Visualizing the Problem Domain is More Useful than Visualizing the Program Shape

  • VPL is usually understood as nodes-and-wires (or colorful boxes) - but these approaches are not really "visual" in a sense of visualizing the problem domain - they visualize the program shape - the one-dimensional text buffer turns into two-dimensional canvas, and the naming of intermediate values into wires between them
    • but, this is rarely useful! - the shape of the program doesn't tell us much, the problem space of the domain does, but it rarely maps 1:1 to the shape of the program
    • additionally, in most VPLs, the output "happens somewhere else" - the domain of your problem is at best a second-class citizen (dropping a "canvas" component somewhere in the graph), at worst there is a single "output" in the end (seeing the output in a render box)
  • one great counter-example is PANE from Joshua Horowitz:
    PANE Screenshot
    • PANE makes the data the first-class citizen, and the wires are transformations
    • this way, you always work with, and see, the representation of the problem, not of the machine that solves it
  • in an ideal world, we want to be able to Solve Things Visually which requires seeing and acting on the model of the problem, not on how the problem is represented in the computer
  • Naked Objects are interesting through this lens - they visualize, and make directly manipulatable, (some of) the "business logic" objects in a way that no additional UI is necessary ("interface" as a way to mediate between internal logic, and user-facing logic)

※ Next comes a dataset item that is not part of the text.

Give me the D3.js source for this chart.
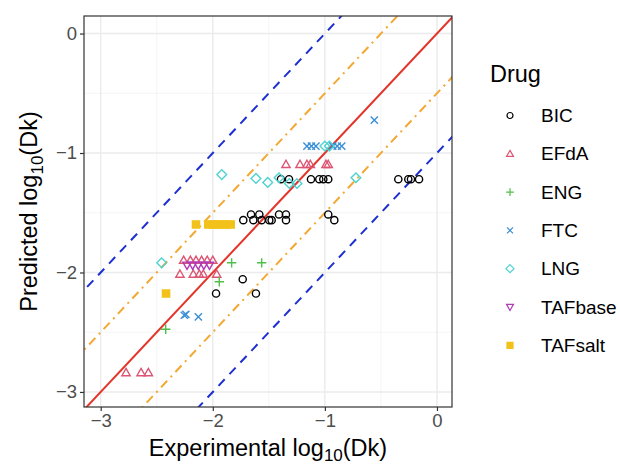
<!DOCTYPE html>
<html>
<head>
<meta charset="utf-8">
<script src="https://cdn.jsdelivr.net/npm/d3@7"></script>
<style>
  body { margin: 0; background: #fff; }
  svg { font-family: "Liberation Sans", Arial, sans-serif; }
</style>
</head>
<body>
<svg id="chart" width="620" height="465"></svg>
<script>
// values (log10 units)
const drugs = ['BIC', 'EFdA', 'ENG', 'FTC', 'LNG', 'TAFbase', 'TAFsalt'];

const bicX = [-1.392, -1.32, -1.124, -1.05, -1.014, -0.97, -0.345, -0.256, -0.232, -0.16,
  -1.728, -1.659, -1.638, -1.585, -1.564, -1.496, -1.475, -1.409, -1.347, -1.347, -0.97, -0.916,
  -1.733, -1.971, -1.615];
const bicY = [-1.219, -1.219, -1.219, -1.219, -1.219, -1.219, -1.219, -1.219, -1.219, -1.219,
  -1.562, -1.514, -1.562, -1.514, -1.562, -1.562, -1.562, -1.514, -1.514, -1.562, -1.514, -1.562,
  -2.056, -2.176, -2.176];

const efdaX = [-1.347, -1.222, -1.16, -1.13, -0.99, -0.97,
  -2.26, -2.2, -2.15, -2.1, -2.05, -2.0,
  -2.293, -2.174, -2.12, -2.085, -1.965,
  -2.774, -2.64, -2.575];
const efdaY = [-1.095, -1.095, -1.095, -1.095, -1.095, -1.095,
  -1.897, -1.897, -1.897, -1.897, -1.897, -1.897,
  -2.014, -2.014, -2.014, -2.014, -2.014,
  -2.838, -2.838, -2.838];

const engX = [-1.832, -1.564, -1.942, -2.42];
const engY = [-1.919, -1.919, -2.078, -2.475];

const ftcX = [-0.559, -1.16, -1.12, -1.08, -0.93, -0.89, -0.85, -2.254, -2.24, -2.129];
const ftcY = [-0.724, -0.942, -0.942, -0.942, -0.942, -0.942, -0.942, -2.358, -2.35, -2.371];

const lngX = [-1.92, -1.615, -1.51, -1.409, -1.317, -1.249, -0.723, -2.456, -1.0, -0.96];
const lngY = [-1.18, -1.213, -1.246, -1.207, -1.255, -1.255, -1.207, -1.919, -0.942, -0.942];

const tafbaseX = [-2.23, -2.18, -2.13, -2.08, -2.03];
const tafbaseY = [-1.939, -1.939, -1.939, -1.939, -1.939];

const tafsaltX = [-2.15, -2.04, -2.0, -1.96, -1.92, -1.88, -1.84, -2.417];
const tafsaltY = [-1.598, -1.598, -1.598, -1.598, -1.598, -1.598, -1.598, -2.176];

const ticks = [-3, -2, -1, 0];
const minorTicks = [-2.5, -1.5, -0.5];
const lineOffsets = [1, 0.5, 0, -0.5, -1];

const series = [
  { name: 'BIC', x: bicX, y: bicY, color: '#000000', shape: 'circle' },
  { name: 'EFdA', x: efdaX, y: efdaY, color: '#DC5573', shape: 'triangle' },
  { name: 'ENG', x: engX, y: engY, color: '#4FBF4A', shape: 'plus' },
  { name: 'FTC', x: ftcX, y: ftcY, color: '#3A8FD6', shape: 'cross' },
  { name: 'LNG', x: lngX, y: lngY, color: '#4FD3D0', shape: 'diamond' },
  { name: 'TAFbase', x: tafbaseX, y: tafbaseY, color: '#B03AB8', shape: 'triangleDown' },
  { name: 'TAFsalt', x: tafsaltX, y: tafsaltY, color: '#F2C21B', shape: 'squareX' }
];

const svg = d3.select('#chart');
const panel = { left: 84, top: 16, right: 452, bottom: 407 };

const x = d3.scaleLinear().domain([-3.149, 0.134]).range([panel.left, panel.right]);
const y = d3.scaleLinear().domain([-3.126, 0.147]).range([panel.bottom, panel.top]);

svg.append('defs').append('clipPath').attr('id', 'clip')
  .append('rect')
  .attr('x', panel.left).attr('y', panel.top)
  .attr('width', panel.right - panel.left).attr('height', panel.bottom - panel.top);

// grid
const grid = svg.append('g');
minorTicks.forEach(t => {
  grid.append('line').attr('x1', x(t)).attr('x2', x(t)).attr('y1', panel.top).attr('y2', panel.bottom)
    .attr('stroke', '#F2F2F2').attr('stroke-width', 0.8);
  grid.append('line').attr('y1', y(t)).attr('y2', y(t)).attr('x1', panel.left).attr('x2', panel.right)
    .attr('stroke', '#F2F2F2').attr('stroke-width', 0.8);
});
ticks.forEach(t => {
  grid.append('line').attr('x1', x(t)).attr('x2', x(t)).attr('y1', panel.top).attr('y2', panel.bottom)
    .attr('stroke', '#EBEBEB').attr('stroke-width', 1.4);
  grid.append('line').attr('y1', y(t)).attr('y2', y(t)).attr('x1', panel.left).attr('x2', panel.right)
    .attr('stroke', '#EBEBEB').attr('stroke-width', 1.4);
});

// reference lines y = x + k
const refLines = svg.append('g').attr('clip-path', 'url(#clip)');
lineOffsets.forEach(k => {
  const style = k === 0
    ? { stroke: '#E3342A', dash: null }
    : Math.abs(k) === 1
      ? { stroke: '#1D2FD0', dash: '9,7' }
      : { stroke: '#F2A833', dash: '9,5,2,5' };
  refLines.append('line')
    .attr('x1', x(-4)).attr('y1', y(-4 + k))
    .attr('x2', x(1)).attr('y2', y(1 + k))
    .attr('stroke', style.stroke)
    .attr('stroke-width', 2)
    .attr('stroke-dasharray', style.dash);
});

// point shapes
function shapePath (shape, s) {
  switch (shape) {
    case 'circle':
      return `M${s},0A${s},${s} 0 1,1 ${-s},0A${s},${s} 0 1,1 ${s},0Z`;
    case 'triangle': {
      const h = s * 1.15;
      return `M0,${-h}L${h},${h * 0.75}L${-h},${h * 0.75}Z`;
    }
    case 'triangleDown': {
      const h = s * 1.15;
      return `M0,${h}L${h},${-h * 0.75}L${-h},${-h * 0.75}Z`;
    }
    case 'plus':
      return `M${-s * 1.3},0L${s * 1.3},0M0,${-s * 1.3}L0,${s * 1.3}`;
    case 'cross':
      return `M${-s},${-s}L${s},${s}M${-s},${s}L${s},${-s}`;
    case 'diamond':
      return `M0,${-s * 1.35}L${s * 1.35},0L0,${s * 1.35}L${-s * 1.35},0Z`;
    case 'squareX':
      return `M${-s},${-s}L${s},${-s}L${s},${s}L${-s},${s}ZM${-s},${-s}L${s},${s}M${-s},${s}L${s},${-s}`;
  }
}

const pts = svg.append('g');
series.forEach(g => {
  pts.selectAll(null)
    .data(g.x.map((v, i) => ({ x: v, y: g.y[i] })))
    .enter().append('path')
    .attr('transform', d => `translate(${x(d.x)},${y(d.y)})`)
    .attr('d', shapePath(g.shape, 3.6))
    .attr('fill', g.shape === 'squareX' ? g.color : 'none')
    .attr('stroke', g.color)
    .attr('stroke-width', 1.4);
});

// panel border
svg.append('rect')
  .attr('x', panel.left).attr('y', panel.top)
  .attr('width', panel.right - panel.left).attr('height', panel.bottom - panel.top)
  .attr('fill', 'none').attr('stroke', '#333333').attr('stroke-width', 1.2);

// axes
const xAxis = svg.append('g')
  .attr('transform', `translate(0,${panel.bottom})`)
  .call(d3.axisBottom(x).tickValues(ticks).tickSize(4).tickPadding(3)
    .tickFormat(d => d < 0 ? '\u2212' + Math.abs(d) : d));
const yAxis = svg.append('g')
  .attr('transform', `translate(${panel.left},0)`)
  .call(d3.axisLeft(y).tickValues(ticks).tickSize(4).tickPadding(3)
    .tickFormat(d => d < 0 ? '\u2212' + Math.abs(d) : d));
[xAxis, yAxis].forEach(a => {
  a.select('.domain').remove();
  a.selectAll('.tick line').attr('stroke', '#333333').attr('stroke-width', 1.2);
  a.selectAll('.tick text').attr('fill', '#4D4D4D').style('font-size', '18.5px')
    .style('font-family', '"Liberation Sans", Arial, sans-serif');
});

// axis titles
const xt = svg.append('text')
  .attr('x', (panel.left + panel.right) / 2).attr('y', 456)
  .attr('text-anchor', 'middle').style('font-size', '23.5px').attr('fill', '#000');
xt.append('tspan').text('Experimental log');
xt.append('tspan').attr('dy', 5).style('font-size', '17px').text('10');
xt.append('tspan').attr('dy', -5).text('(Dk)');

const yt = svg.append('text')
  .attr('transform', `translate(37,${(panel.top + panel.bottom) / 2}) rotate(-90)`)
  .attr('text-anchor', 'middle').style('font-size', '23.5px').attr('fill', '#000');
yt.append('tspan').text('Predicted log');
yt.append('tspan').attr('dy', 6).style('font-size', '17px').text('10');
yt.append('tspan').attr('dy', -6).text('(Dk)');

// legend
const legend = svg.append('g').attr('transform', 'translate(490,0)');
legend.append('text').attr('x', 0).attr('y', 82)
  .style('font-size', '23.5px').attr('fill', '#000').text('Drug');

const items = legend.selectAll('.legend-item')
  .data(series)
  .enter().append('g')
  .attr('class', 'legend-item')
  .attr('transform', (d, i) => `translate(0,${115.5 + i * 38.3})`);

items.append('path')
  .attr('transform', 'translate(20,0)')
  .attr('d', d => shapePath(d.shape, 3))
  .attr('fill', d => d.shape === 'squareX' ? d.color : 'none')
  .attr('stroke', d => d.color)
  .attr('stroke-width', 1.2);

items.append('text')
  .attr('x', 51).attr('y', 0).attr('dy', '0.35em')
  .style('font-size', '19px').attr('fill', '#000')
  .text(d => d.name);
</script>
</body>
</html>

    The basic idea is that most user interfaces get in the way by intervening between the users and the actual system objects, enforcing process oriented interactions and introducing UI - object synchronization problems. Giving the user the ability to interact directly with the objects and enforcing a 1:1 relationship between what the user sees on the screen and the objects used to represent them allows the users to become problem solvers rather than process followers.

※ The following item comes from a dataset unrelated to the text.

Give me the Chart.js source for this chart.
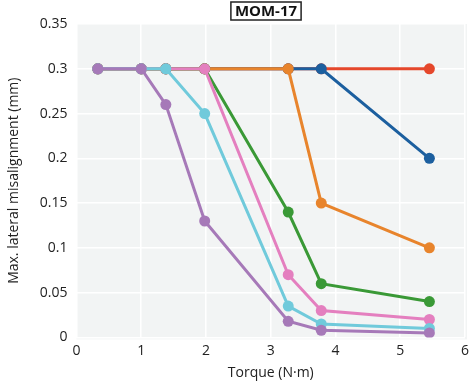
<!DOCTYPE html>
<html><head><meta charset="utf-8">
<script src="https://cdn.jsdelivr.net/npm/chart.js@4/dist/chart.umd.min.js"></script>
<style>html,body{margin:0;padding:0;background:#fff}#wrap{width:471px;height:381px}</style>
</head><body><div id="wrap"><canvas id="c" width="471" height="381"></canvas></div>
<script>
const chartTitle = "MOM-17";
const torque = [0.33, 1.0, 1.38, 1.98, 3.27, 3.78, 5.45];
const seriesRed    = [0.3, 0.3, 0.3, 0.3, 0.3, 0.3, 0.3];
const seriesBlue   = [0.3, 0.3, 0.3, 0.3, 0.3, 0.3, 0.2];
const seriesOrange = [0.3, 0.3, 0.3, 0.3, 0.3, 0.15, 0.1];
const seriesGreen  = [0.3, 0.3, 0.3, 0.3, 0.14, 0.06, 0.04];
const seriesPink   = [0.3, 0.3, 0.3, 0.3, 0.07, 0.03, 0.02];
const seriesCyan   = [0.3, 0.3, 0.3, 0.25, 0.035, 0.015, 0.01];
const seriesPurple = [0.3, 0.3, 0.26, 0.13, 0.018, 0.008, 0.005];
const xTitle = "Torque (N·m)";
const yTitle = "Max. lateral misalignment (mm)";

const FONT = "'Open Sans', 'Noto Sans', sans-serif";
function mk(vals, color) {
  return {
    data: vals.map((v, i) => ({x: torque[i], y: v})),
    borderColor: color, backgroundColor: color,
    borderWidth: 3, pointRadius: 5.5, pointHoverRadius: 5.5,
    pointBorderWidth: 0, showLine: true, tension: 0
  };
}
const bgPlugin = {
  id: 'bg',
  beforeDraw(chart) {
    const {ctx, chartArea: a} = chart;
    ctx.save(); ctx.fillStyle = '#f2f4f4';
    ctx.fillRect(a.left, a.top, a.right - a.left + 2, a.bottom - a.top + 2);
    ctx.restore();
  },
  afterDraw(chart) {
    const {ctx} = chart;
    ctx.save();
    ctx.font = "bold 15px " + FONT;
    ctx.textAlign = 'center'; ctx.textBaseline = 'middle';
    const cx = 266, cy = 11;
    const w = ctx.measureText(chartTitle).width + 8;
    ctx.fillStyle = '#fff';
    ctx.fillRect(cx - w/2, 2, w, 18);
    ctx.strokeStyle = '#222'; ctx.lineWidth = 1.5;
    ctx.strokeRect(cx - w/2, 2, w, 18);
    ctx.fillStyle = '#111';
    ctx.fillText(chartTitle, cx, cy + 1);
    ctx.restore();
  }
};
new Chart(document.getElementById('c'), {
  type: 'scatter',
  data: { datasets: [
    mk(seriesPurple, '#a679b8'),
    mk(seriesCyan, '#70cadb'),
    mk(seriesPink, '#e47fbf'),
    mk(seriesGreen, '#3a9936'),
    mk(seriesOrange, '#e8842c'),
    mk(seriesBlue, '#1c5f9f'),
    mk(seriesRed, '#e5472b')
  ]},
  options: {
    responsive: false, animation: false,
    layout: { padding: { top: 24, right: 6, left: 6, bottom: 0 } },
    plugins: { legend: { display: false }, tooltip: { enabled: false } },
    scales: {
      x: { type: 'linear', min: 0, max: 6,
        afterFit(s) { s.paddingRight = 0; },
        ticks: { stepSize: 1, color: '#222', font: { family: FONT, size: 14 }, padding: 5 },
        grid: { color: '#ffffff', lineWidth: 1.5, drawTicks: false },
        border: { display: false },
        title: { display: true, text: xTitle, color: '#222', font: { family: FONT, size: 14 }, padding: { top: 0, bottom: 0 } } },
      y: { min: 0, max: 0.35,
        ticks: { stepSize: 0.05, color: '#222', font: { family: FONT, size: 14 }, padding: 9,
          callback: v => String(Math.round(v * 100) / 100) },
        grid: { color: '#ffffff', lineWidth: 1.5, drawTicks: false },
        border: { display: false },
        title: { display: true, text: yTitle, color: '#222', font: { family: FONT, size: 14 }, padding: { top: 0, bottom: 8 } } }
    }
  },
  plugins: [bgPlugin]
});
</script></body></html>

    The Naked Objects Framework

We see code on the left and a result on the right, but it's the steps in between which matter most. The computer traces a path through the code, looping around loops and calling into functions, updating variables and incrementally building up the output. We see none of this.

(...)

Traditional visual environments visualize the code. They visualize static structure. But that's not what we need to understand. We need to understand what the code is doing.

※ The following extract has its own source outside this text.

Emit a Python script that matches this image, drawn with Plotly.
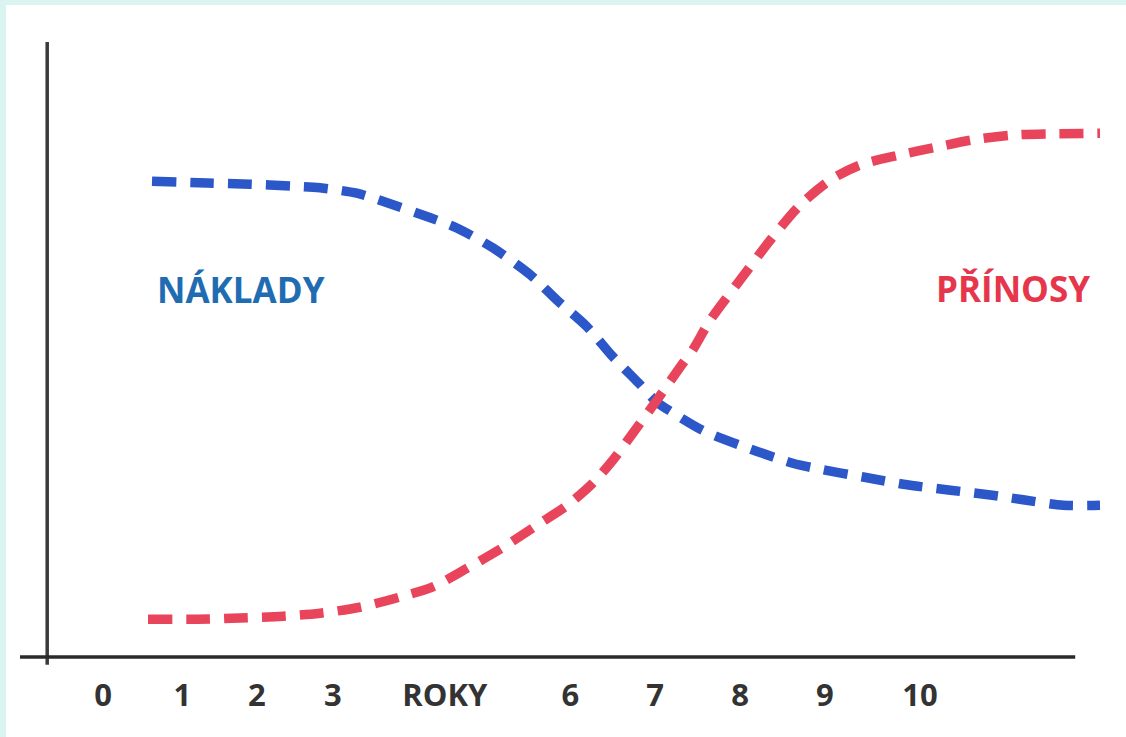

Visualize data, not code. Dynamic behavior, not static structure.

Learnable Programming - Bret Victor

"Visual Programming" failed (and continues to fail) simply because it is a lie (...)

When I write code, for example a layout algorithm for a set of GUI elements, I visually see the data in my head (the GUI elements), then I run the algorithm and see the elements "move" into position dependent upon their dock/anchor/margin properties (also taking into account previously docked elements positions, parent element resize delta, etc). This is the visual I need to see on screen! I need to see my real data being manipulated by my algorithms and moving from A to B. I expect with this kind of animation I could easily see when things go wrong naturally, seeing as visual processing happens with no conscious effort.

Instead visual programming thinks I want to see the textual properties of my objects in memory in fancy coloured boxes, which is not the case at all.

https://news.ycombinator.com/item?id=11245187

  • again, the "shape" of the code doesn't matter - the "shape" of the problem domain does

[Dynamic Authoring] The author creates the material by directly manipulating representations of behavior and data, instead of manipulating a structure. Manipulation takes place in the data domain.